5 Must Know Facts For Your Next Test

1. A reaction is spontaneous if it occurs without needing to be driven by an outside force, which can be predicted by analyzing changes in Gibbs Free Energy (ΔG).
2. For a reaction at constant temperature and pressure, spontaneity can be determined using the equation $$ΔG = ΔH - TΔS$$ where ΔH is enthalpy change, T is temperature in Kelvin, and ΔS is entropy change.
3. Spontaneity does not indicate how fast a reaction will occur; some spontaneous reactions can be very slow due to high activation energy.
4. Temperature has a significant impact on spontaneity: increasing temperature can favor endothermic reactions becoming spontaneous if entropy increases sufficiently.
5. Spontaneous processes generally lead to an increase in the overall entropy of the system and its surroundings, aligning with the second law of thermodynamics.

Review Questions

• How can the concept of Gibbs Free Energy help determine the spontaneity of a chemical reaction?
  • Gibbs Free Energy (ΔG) is critical for determining whether a chemical reaction is spontaneous. If ΔG is negative, the reaction can occur spontaneously under constant temperature and pressure. This relationship stems from the equation $$ΔG = ΔH - TΔS$$, which shows that both enthalpy (ΔH) and entropy (ΔS) changes play key roles. Therefore, by calculating ΔG for a reaction, one can assess its spontaneity based on energy and disorder changes.
• Discuss how temperature influences the spontaneity of endothermic reactions in relation to entropy changes.
  • Temperature significantly influences the spontaneity of endothermic reactions, which absorb heat from their surroundings.

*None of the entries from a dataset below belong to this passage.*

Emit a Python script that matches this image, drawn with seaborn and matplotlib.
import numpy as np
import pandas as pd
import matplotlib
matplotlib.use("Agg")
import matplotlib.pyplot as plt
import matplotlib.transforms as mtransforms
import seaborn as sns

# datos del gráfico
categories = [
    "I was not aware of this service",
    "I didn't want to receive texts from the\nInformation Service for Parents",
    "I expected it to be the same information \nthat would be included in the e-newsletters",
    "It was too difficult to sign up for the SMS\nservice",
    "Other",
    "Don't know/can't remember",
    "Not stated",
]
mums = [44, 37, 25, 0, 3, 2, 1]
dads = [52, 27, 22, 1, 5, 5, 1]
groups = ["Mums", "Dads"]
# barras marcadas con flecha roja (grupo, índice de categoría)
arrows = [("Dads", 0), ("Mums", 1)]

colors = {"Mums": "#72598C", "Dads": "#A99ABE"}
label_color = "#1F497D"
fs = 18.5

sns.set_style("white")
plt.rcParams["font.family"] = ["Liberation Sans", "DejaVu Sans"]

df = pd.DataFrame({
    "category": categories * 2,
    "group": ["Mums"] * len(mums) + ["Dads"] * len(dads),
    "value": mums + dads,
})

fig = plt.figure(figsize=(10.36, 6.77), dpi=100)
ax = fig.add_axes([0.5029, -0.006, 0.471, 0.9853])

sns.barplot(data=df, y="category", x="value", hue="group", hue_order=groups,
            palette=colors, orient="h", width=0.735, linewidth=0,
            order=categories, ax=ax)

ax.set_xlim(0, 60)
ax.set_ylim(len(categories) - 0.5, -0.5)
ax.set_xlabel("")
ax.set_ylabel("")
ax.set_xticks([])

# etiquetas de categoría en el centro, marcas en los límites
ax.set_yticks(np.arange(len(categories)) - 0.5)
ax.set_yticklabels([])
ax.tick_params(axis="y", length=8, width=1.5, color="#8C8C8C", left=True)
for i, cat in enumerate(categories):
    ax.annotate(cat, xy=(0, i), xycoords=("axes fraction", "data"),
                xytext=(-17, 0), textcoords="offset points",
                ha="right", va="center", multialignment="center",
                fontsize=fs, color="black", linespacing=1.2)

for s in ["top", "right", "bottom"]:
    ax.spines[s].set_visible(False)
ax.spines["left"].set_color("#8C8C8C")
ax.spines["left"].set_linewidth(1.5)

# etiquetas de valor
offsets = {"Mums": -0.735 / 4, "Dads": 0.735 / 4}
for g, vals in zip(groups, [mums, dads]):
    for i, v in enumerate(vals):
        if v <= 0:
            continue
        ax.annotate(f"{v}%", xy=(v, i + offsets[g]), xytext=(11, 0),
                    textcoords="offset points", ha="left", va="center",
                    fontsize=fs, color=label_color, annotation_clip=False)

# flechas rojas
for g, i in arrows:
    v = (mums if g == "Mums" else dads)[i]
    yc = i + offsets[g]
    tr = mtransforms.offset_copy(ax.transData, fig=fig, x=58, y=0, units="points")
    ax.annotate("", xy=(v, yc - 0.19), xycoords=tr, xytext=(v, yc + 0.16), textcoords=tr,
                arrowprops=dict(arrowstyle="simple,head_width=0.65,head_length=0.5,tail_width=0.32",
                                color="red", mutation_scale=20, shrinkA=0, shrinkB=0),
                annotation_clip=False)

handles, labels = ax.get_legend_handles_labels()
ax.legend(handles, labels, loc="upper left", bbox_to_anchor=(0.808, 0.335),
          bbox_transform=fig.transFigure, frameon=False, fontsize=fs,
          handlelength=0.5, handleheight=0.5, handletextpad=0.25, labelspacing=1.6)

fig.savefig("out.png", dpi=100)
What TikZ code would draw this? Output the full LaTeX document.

For such reactions to be spontaneous, they must exhibit a sufficient increase in entropy (ΔS) to offset the positive enthalpy change (ΔH). The term $$-TΔS$$ becomes more significant at higher temperatures, thus favoring spontaneity as temperature increases. In essence, at elevated temperatures, even reactions that absorb energy may proceed spontaneously if they result in greater disorder.
• Evaluate how understanding spontaneity contributes to predicting chemical behavior and reaction mechanisms in various contexts.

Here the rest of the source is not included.